Great Lakes Laboratory for Fisheries and Aquatic Science. Fisheries and Oceans Canada. 867 Lakeshore Rd. P.O. Box 5050 Burlington, Ontario L7R 4A6

^*Corresponding author: E-mail munawarm@dfo-mpo.gc.ca

Abstract

  The assessment of aquatic ecosystem health is now a standard and integrated way of analysing the state of an ecosystem (Cairns, 1992; Munawar et al., 1989,1992,1993), as compared to the routine and piecemeal monitoring of physico-chemical and biological parameters. In-depth biological assessment incorporating structural and functional evaluations is generally lacking. An ecosystemic approach with a systematic inventory of the entire biotic community is required. Information is also needed about the trophic and environmental interactions and the resulting impact on the food-web dynamics. These data then need to be integrated with other variables such as physical, chemical, and human health risk. Until new integrated methods are available the environmentalists will have to adopt existing chemical, biological, ecological, toxicological and biochemical techniques to assess ecosystem health.
Our study is integrated in which various structural and functional parameters have been used which are biologically based. Perhaps this is the first time that this kind of research has been carried out to evaluate the ecosystem health of a Canadian marine protected area. Marine conservation areas are part of a family of protected areas administered to by the Federal Government of Canada to conserve and commemorate the country's natural and cultural heritage.

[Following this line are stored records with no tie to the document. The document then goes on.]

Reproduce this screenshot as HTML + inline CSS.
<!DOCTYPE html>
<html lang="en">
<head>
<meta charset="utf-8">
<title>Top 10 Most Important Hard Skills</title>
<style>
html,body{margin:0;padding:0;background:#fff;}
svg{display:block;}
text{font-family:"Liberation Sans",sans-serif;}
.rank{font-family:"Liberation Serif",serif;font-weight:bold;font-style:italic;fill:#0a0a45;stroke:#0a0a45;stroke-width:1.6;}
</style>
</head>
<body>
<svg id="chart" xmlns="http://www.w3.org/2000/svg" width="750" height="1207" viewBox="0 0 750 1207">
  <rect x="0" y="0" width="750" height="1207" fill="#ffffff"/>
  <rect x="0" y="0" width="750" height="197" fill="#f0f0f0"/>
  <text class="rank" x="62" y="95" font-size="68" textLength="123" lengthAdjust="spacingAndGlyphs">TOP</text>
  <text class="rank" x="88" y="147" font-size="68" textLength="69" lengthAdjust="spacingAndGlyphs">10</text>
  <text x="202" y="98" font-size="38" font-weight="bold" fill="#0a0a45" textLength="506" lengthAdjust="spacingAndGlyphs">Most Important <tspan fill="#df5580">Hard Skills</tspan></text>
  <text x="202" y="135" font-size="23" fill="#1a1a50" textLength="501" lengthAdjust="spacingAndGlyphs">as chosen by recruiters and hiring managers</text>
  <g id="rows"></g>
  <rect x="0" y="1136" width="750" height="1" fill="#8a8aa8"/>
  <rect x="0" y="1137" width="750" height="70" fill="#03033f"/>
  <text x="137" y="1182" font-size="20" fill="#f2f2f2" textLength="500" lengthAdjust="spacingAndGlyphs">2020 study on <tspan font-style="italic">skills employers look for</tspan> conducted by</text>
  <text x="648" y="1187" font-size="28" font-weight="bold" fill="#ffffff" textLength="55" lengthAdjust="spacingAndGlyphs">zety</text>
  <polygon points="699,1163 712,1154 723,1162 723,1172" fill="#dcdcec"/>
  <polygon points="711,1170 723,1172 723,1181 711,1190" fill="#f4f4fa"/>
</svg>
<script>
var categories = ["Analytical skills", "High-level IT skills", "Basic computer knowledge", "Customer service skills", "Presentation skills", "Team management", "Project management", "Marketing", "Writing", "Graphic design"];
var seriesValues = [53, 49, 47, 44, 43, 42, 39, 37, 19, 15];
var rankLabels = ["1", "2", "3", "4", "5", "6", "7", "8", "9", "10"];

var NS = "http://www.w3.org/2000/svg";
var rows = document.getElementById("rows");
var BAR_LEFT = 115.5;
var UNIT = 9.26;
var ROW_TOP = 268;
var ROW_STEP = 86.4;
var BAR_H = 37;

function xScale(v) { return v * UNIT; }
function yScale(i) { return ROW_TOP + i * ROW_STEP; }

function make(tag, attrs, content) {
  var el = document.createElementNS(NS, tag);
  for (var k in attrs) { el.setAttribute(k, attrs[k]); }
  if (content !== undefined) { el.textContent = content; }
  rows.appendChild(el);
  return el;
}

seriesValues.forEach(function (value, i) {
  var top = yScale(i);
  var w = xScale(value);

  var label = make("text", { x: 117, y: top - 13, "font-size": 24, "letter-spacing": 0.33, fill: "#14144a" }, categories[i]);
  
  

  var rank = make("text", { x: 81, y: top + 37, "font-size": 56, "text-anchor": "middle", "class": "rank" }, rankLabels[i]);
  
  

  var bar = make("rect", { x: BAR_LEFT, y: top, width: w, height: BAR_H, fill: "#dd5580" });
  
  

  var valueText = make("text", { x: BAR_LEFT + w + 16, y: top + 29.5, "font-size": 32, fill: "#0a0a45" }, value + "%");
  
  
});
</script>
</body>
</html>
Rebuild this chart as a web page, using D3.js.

The overall objective of the National Marine Conservation Areas Program of the Government is to protect and conserve for all times national marine areas of Canadian significance such as Fathom Five National Marine Park that are representative of the country's ocean environments and the Great Lakes. As a part of this policy of conserving protected areas the present study was undertaken to generate baseline research information for future comparisons. The structural assessment of the aquatic ecosystem must begin in an integrated fashion at lower trophic levels such as the components of the microbial food-web (bacteria, picoplankton, heterotrophic nanoflagellates, ciliates), phytoplankton, zooplankton, and benthos. Microbes have already been reported to be sensitive organisms to anthropogenic stress. For example the autotrophic picoplankton have been found to be sensitive to contaminants in the North American Great Lakes (Munawar and Weisse, 1989; Munawar et al. 1994, 1995). Also the ciliates are increasingly being recognized as significant elements of the microbial food web (e.g., Bernard and Rassoulzadegan, 1990; Pierce and Turner, 1992; Porter et al., 1985) and good indicators of water quality and saprobity (Sladecek, 1973; Lynn and Gilron, 1992). Similarly phytoplankton have are also used extensively as reliable indicators of trophic status and anthropogenic stress. There is a vast amount of information available concerning phytoplankton as indicators of trophic status in the North American Great Lakes (Stoermer, 1978; Muanwar & Munawar, 1986; 1996; 2000). Zooplankton especially crustaceans and rotifers have been utilized as indicator of Water quality (Gannon & Stemberger, 1978). Benthic invertebrates have also been used to assess environmental quality. Community types have been classified according to environmental requirements (Brundin 1958) and indices have been developed to compare communities (Margalef 1958; Milbrink 1983).
This chapter presents assessment of water as well as sediment quality. As indicated above the structural assessment consisted of microbial loop parameters (bacteria, autotrophic picoplankton, heterotrophic nanoflagellates, ciliates), phytoplankton, and benthos collected during 1994. However the zooplankton sampling was not done in 1994 but instead the data was collected during 1997. The functional assessment by means of Size-fractionated primary productivity was carried out in1994. The bioassessment of sediment toxicity was conducted experimentally in 1996 by the application of Microtox and Hyalella assays (Munawar et al. 1989).